Die Fangemeinde störte dies alles vorerst nicht, schließlich hatten sie ihren Desmo-Traum auf zwei Rädern. Ernüchterung kam spätestens bei der ersten großen Inspektion beim Einstellen der Ventile. Der Ottonormal-Fahrer war mit der filigranen Technik meist hilflos überfordert und Fachwerkstätten, die sich in der Materie auskannten, waren dünn gesät. Und dann gab es noch etwas, was man eigentlich so ganz und gar nicht wahrhaben wollte, eine gut eingestellte Duc mit Federkopf lief kaum schlechter als die Desmo. Heute weiß man natürlich alles viel besser, kennt diese Stärken und Schwächen. Unumstößlich ist allerdings, dass Fabio Taglioni mit der Einzylinder-Desmo-Baureihe den Grundstein für sämtliche späteren Erfolge mit den V2-Motorrädern gelegt hat.

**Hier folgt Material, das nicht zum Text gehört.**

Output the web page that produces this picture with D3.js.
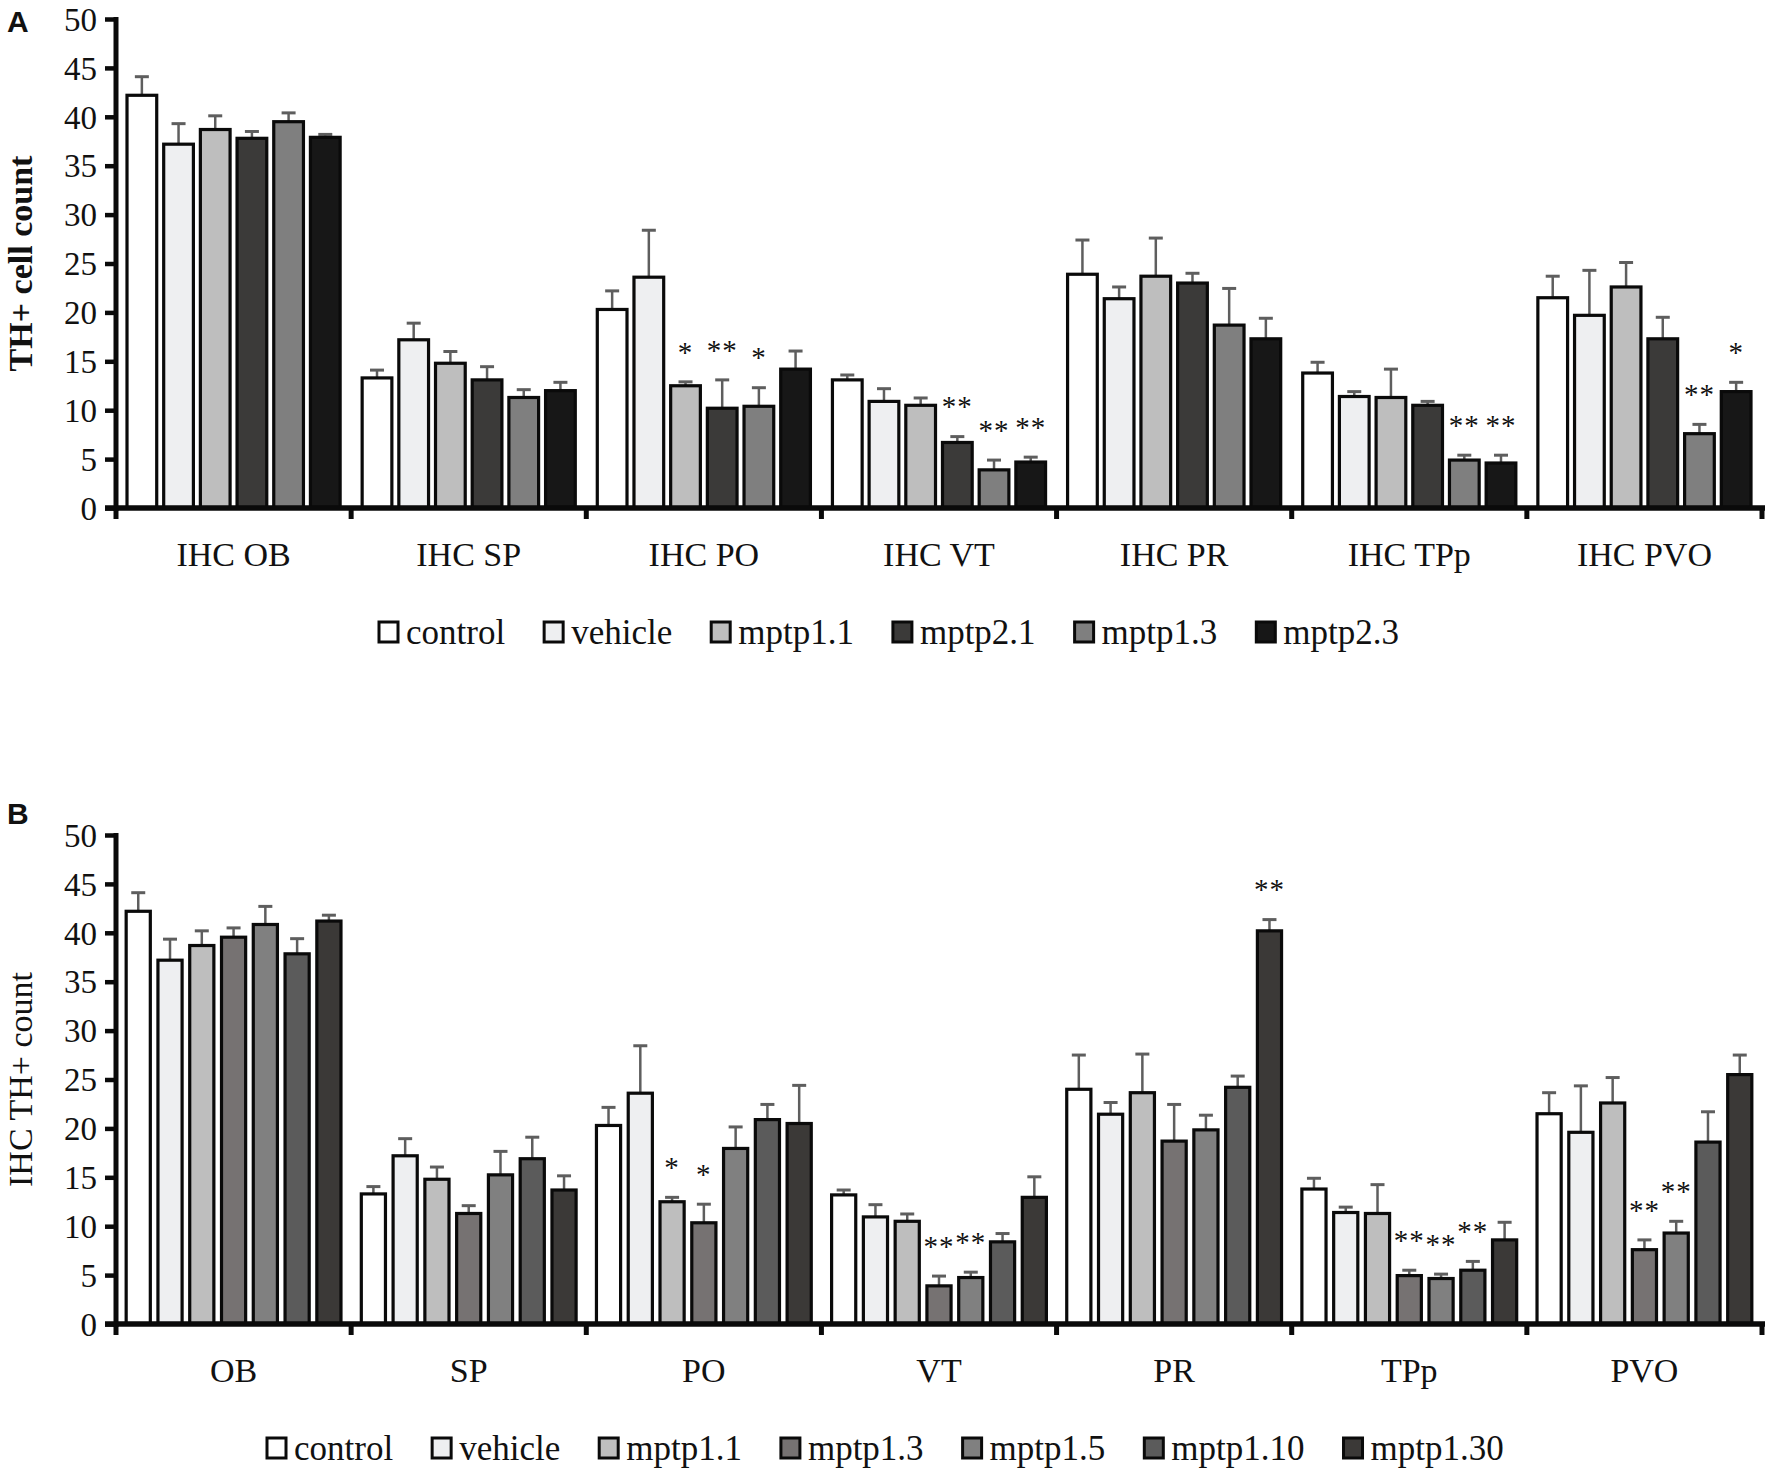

Nicht unerwähnt darf bleiben, dass die hochkarätigen "DESMO-Sportflitzer" parallel auch in abgespeckter Form mit Federkopf angeboten wurden. Hier nutzte Ducati das Baukastensystem bis zur letzten Lücke voll aus. Für die Modellpolitik war das aber unerheblich, längst war beschlossen alle Einzylinder-Maschinen aus dem Programm zu schmeißen, die Zukunft gehörte schließlich den neuen Ducati V2-Bikes.
Ganz so schnell kam das endgültige Aus nun aber doch nicht. In Spanien fertigte Mototrans die Singles in Lizenz bis in die 80er Jahre weiter, doch das ist eine andere Geschichte.